Morton’s, The Steakhouse
Christopher Rook began his food service career at the age of 14 as a dishwasher for Golden Bear Family restaurants. Since then, Mr. Rook has worked in just about every type of restaurant, from fast food to five-star French cuisine establishments.
After a brief stint at college, Mr. Rook decided to focus on his culinary career and started an apprenticeship with Chef Bernard Cretier of Le Vichyssios in Lakemoor Illinois. He apprenticed there for four years, starting as a salad cook and leaving as Chef Cretier’s Sous Chef. Chef Cretier put Mr. Rook in touch with Jean Banchet, Chef of the famous Le Francias in Wheeling, Illinois. He apprenticed there for two years and worked his way through all the kitchen stations, including Salad Cook, Garde Manger, and assistant Pastry Chef.
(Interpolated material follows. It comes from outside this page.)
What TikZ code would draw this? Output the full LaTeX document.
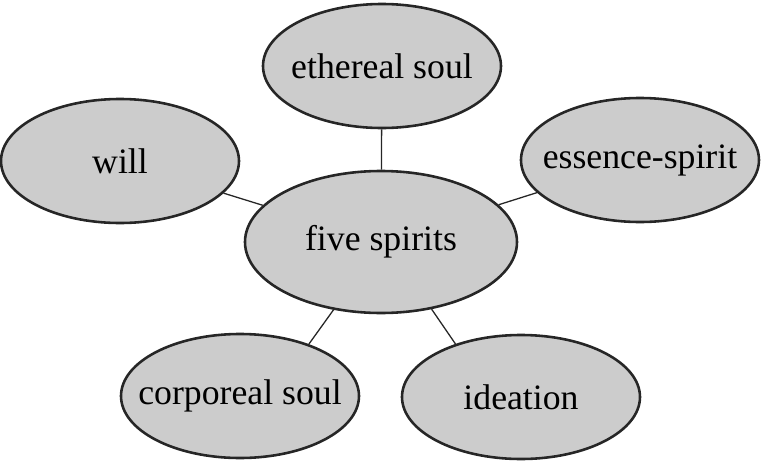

After leaving Le Francias, Mr. Rook took his first Chef position at the Landmark Restaurant in Antioch, Illinois, which was owned by Midlane Country Club. As Executive Chef of the Landmark, he ran the normal restaurant operations as well as handling the baking for Midlane Country Club and other restaurants they owned. Mr. Rook stayed with the Landmark for four years.
Mr. Rook then moved to Columbus, Ohio to open Morton’s thirteenth restaurant. Within six months, he was promoted to Corporate Chef. He has gone on to open over 30 new Morton’s locations around the country and the world. After 25 years with Morton’s, Mr. Rook continues in his capacity as Corporate Chef and is based in Chicago. His areas of responsibility include training, menu development as well as quality control and new restaurant openings.